Although I am very judgmental about barbecue, I had never officially judged a barbecue event until last Saturday, when I got to give my opinion on chicken, ribs, brisket and pulled pork at the Troy Pig Out thanks to an invitation from my friends at Albany Yelp.
Most of the judges other than me were KCBS (Kansas City Barbecue Society) certified. This means they’ve taken a 5 hour class in what to look for in barbecue and how to apply those standards consistently. My friend Melanie is a KCBS judge and was kind enough to prep me with some links, such as this blog that describes the barbecue judging process in some detail.
I found the group to be earnest and diligent at their work and I have no doubt the contestants got a fair shake. The three criteria are appearance, taste and tenderness, each given a separate score. I learned that smoke ring does not figure in the judging process and that you can be disqualified for using red leaf lettuce as a garnish. (Green lettuce and parsley are fine.) Also, because this was not itself a KCBS sanctioned event, we were able to exchange comments on the tastes though we were all careful to wait until after we’d voted to do this.
How was the barbecue? I feel a little reticent due to my novice status, but will say that chicken had the greatest range of preparations (you should know that judges like thigh meat because it’s easy to make it tender, and that the portions should be uniform in size). It’s hard to mess up ribs, and most people didn’t. I was most disappointed in the brisket, which tended to be lean grey strips, but that’s where professional standards come in because others didn’t seem to feel as I did.
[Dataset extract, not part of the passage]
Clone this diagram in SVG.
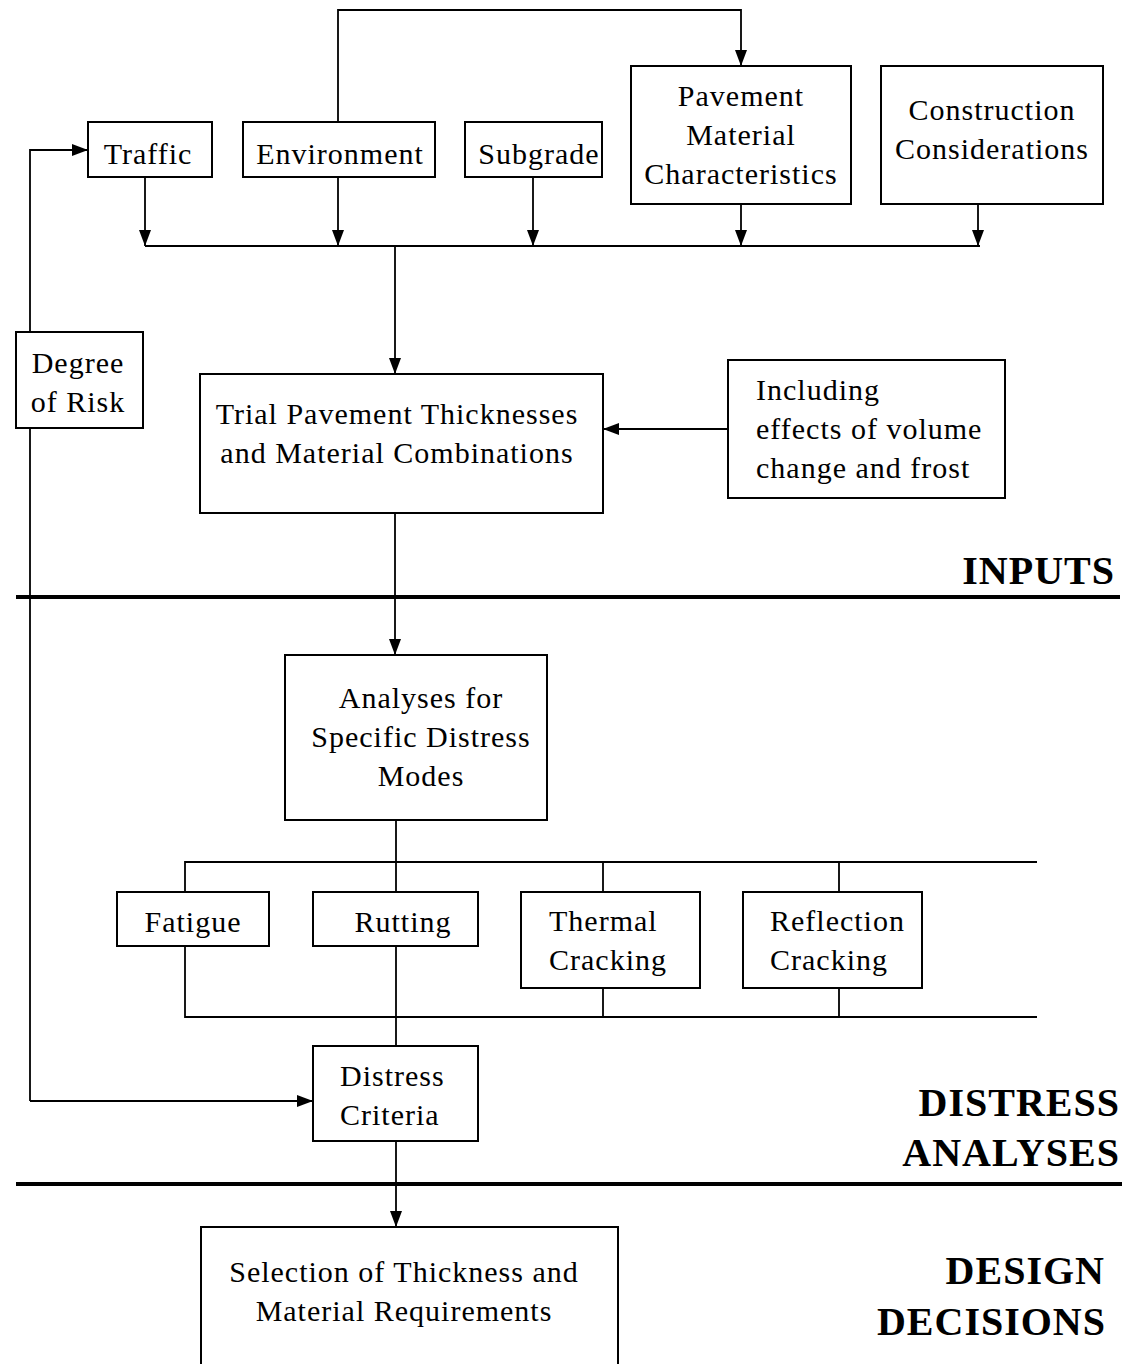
<svg xmlns="http://www.w3.org/2000/svg" width="1133" height="1364" viewBox="0 0 1133 1364">
<style>
.box{fill:#fff;stroke:#000;stroke-width:2}
.c{fill:none;stroke:#000;stroke-width:1.8}
.sec{fill:none;stroke:#000;stroke-width:4}
text{font-family:"Liberation Serif","Times New Roman",serif;font-size:30px;letter-spacing:1px;fill:#000}
.m{text-anchor:middle}
.h{font-weight:bold;font-size:40px;text-anchor:end}
</style>
<defs>
<marker id="ah" markerUnits="userSpaceOnUse" markerWidth="16" markerHeight="12" refX="16" refY="6" orient="auto">
<path d="M0,0 L16,6 L0,12 z" fill="#000"/>
</marker>
</defs>
<rect width="1133" height="1364" fill="#fff"/>
<g id="connectors">
<path class="c" d="M338,122 V10 H741 V66" marker-end="url(#ah)"/>
<path class="c" d="M145,177 V246" marker-end="url(#ah)"/>
<path class="c" d="M338,177 V246" marker-end="url(#ah)"/>
<path class="c" d="M533,177 V246" marker-end="url(#ah)"/>
<path class="c" d="M741,204 V246" marker-end="url(#ah)"/>
<path class="c" d="M978,204 V246" marker-end="url(#ah)"/>
<path class="c" d="M145,246 H980"/>
<path class="c" d="M395,246 V374" marker-end="url(#ah)"/>
<path class="c" d="M728,429 H603" marker-end="url(#ah)"/>
<path class="c" d="M30,1101 V150 H88" marker-end="url(#ah)"/>
<path class="c" d="M30,1101 H313" marker-end="url(#ah)"/>
<path class="c" d="M395,513 V655" marker-end="url(#ah)"/>
<path class="c" d="M396,820 V1046"/>
<path class="c" d="M185,892 V862 H1037"/>
<path class="c" d="M603,862 V892"/>
<path class="c" d="M839,862 V892"/>
<path class="c" d="M185,946 V1017 H1037"/>
<path class="c" d="M603,988 V1017"/>
<path class="c" d="M839,988 V1017"/>
<path class="c" d="M396,1141 V1227" marker-end="url(#ah)"/>
<path class="sec" d="M16,597 H1120"/>
<path class="sec" d="M16,1184 H1122"/>
</g>
<g id="traffic"><rect class="box" x="88" y="122" width="124" height="55"/><text class="m" x="148" y="164">Traffic</text></g>
<g id="environment"><rect class="box" x="243" y="122" width="192" height="55"/><text class="m" x="340" y="164">Environment</text></g>
<g id="subgrade"><rect class="box" x="465" y="122" width="137" height="55"/><text class="m" x="539" y="164">Subgrade</text></g>
<g id="pavement"><rect class="box" x="631" y="66" width="220" height="138"/><text class="m" x="741" y="106">Pavement</text><text class="m" x="741" y="145">Material</text><text class="m" x="741" y="184">Characteristics</text></g>
<g id="construction"><rect class="box" x="881" y="66" width="222" height="138"/><text class="m" x="992" y="120">Construction</text><text class="m" x="992" y="159">Considerations</text></g>
<g id="risk"><rect class="box" x="16" y="332" width="127" height="96"/><text class="m" x="78" y="373">Degree</text><text class="m" x="78" y="412">of Risk</text></g>
<g id="trial"><rect class="box" x="200" y="374" width="403" height="139"/><text class="m" x="397" y="424">Trial Pavement Thicknesses</text><text class="m" x="397" y="463">and Material Combinations</text></g>
<g id="including"><rect class="box" x="728" y="360" width="277" height="138"/><text x="756" y="400">Including</text><text x="756" y="439">effects of volume</text><text x="756" y="478">change and frost</text></g>
<g id="analyses"><rect class="box" x="285" y="655" width="262" height="165"/><text class="m" x="421" y="708">Analyses for</text><text class="m" x="421" y="747">Specific Distress</text><text class="m" x="421" y="786">Modes</text></g>
<g id="fatigue"><rect class="box" x="117" y="892" width="152" height="54"/><text class="m" x="193" y="932">Fatigue</text></g>
<g id="rutting"><rect class="box" x="313" y="892" width="165" height="54"/><text class="m" x="403" y="932">Rutting</text></g>
<g id="thermal"><rect class="box" x="521" y="892" width="179" height="96"/><text x="549" y="931">Thermal</text><text x="549" y="970">Cracking</text></g>
<g id="reflection"><rect class="box" x="743" y="892" width="179" height="96"/><text x="770" y="931">Reflection</text><text x="770" y="970">Cracking</text></g>
<g id="criteria"><rect class="box" x="313" y="1046" width="165" height="95"/><text x="340" y="1086">Distress</text><text x="340" y="1125">Criteria</text></g>
<g id="selection"><rect class="box" x="201" y="1227" width="417" height="150"/><text class="m" x="404" y="1282">Selection of Thickness and</text><text class="m" x="404" y="1321">Material Requirements</text></g>
<g id="labels">
<text class="h" x="1115" y="584">INPUTS</text>
<text class="h" x="1120" y="1116">DISTRESS</text>
<text class="h" x="1120" y="1166">ANALYSES</text>
<text class="h" x="1105" y="1284">DESIGN</text>
<text class="h" x="1106" y="1335">DECISIONS</text>
</g>
</svg>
Pulled pork was where things got interesting, and I gave the highest score of the day to a dish I generally avoid. Look at the variety in my photo. It ranges from what most people settle for as pulled pork—well sauced strands that could have been cooked in a crockpot—to discrete chunks to pork shoulder which had been smoked into submission and then pulled apart with fingers or forks, which I think is what pulled pork was like before the chain restaurants redefined the genre.
By the end of the event my table mates were asking if I was ready to get myself certified and the answer is, quite possibly. The class costs $100 and that includes lots of barbecue. However, there’s nothing scheduled in the Northeast for the remainder of 2015 so this will have to go on the bucket list.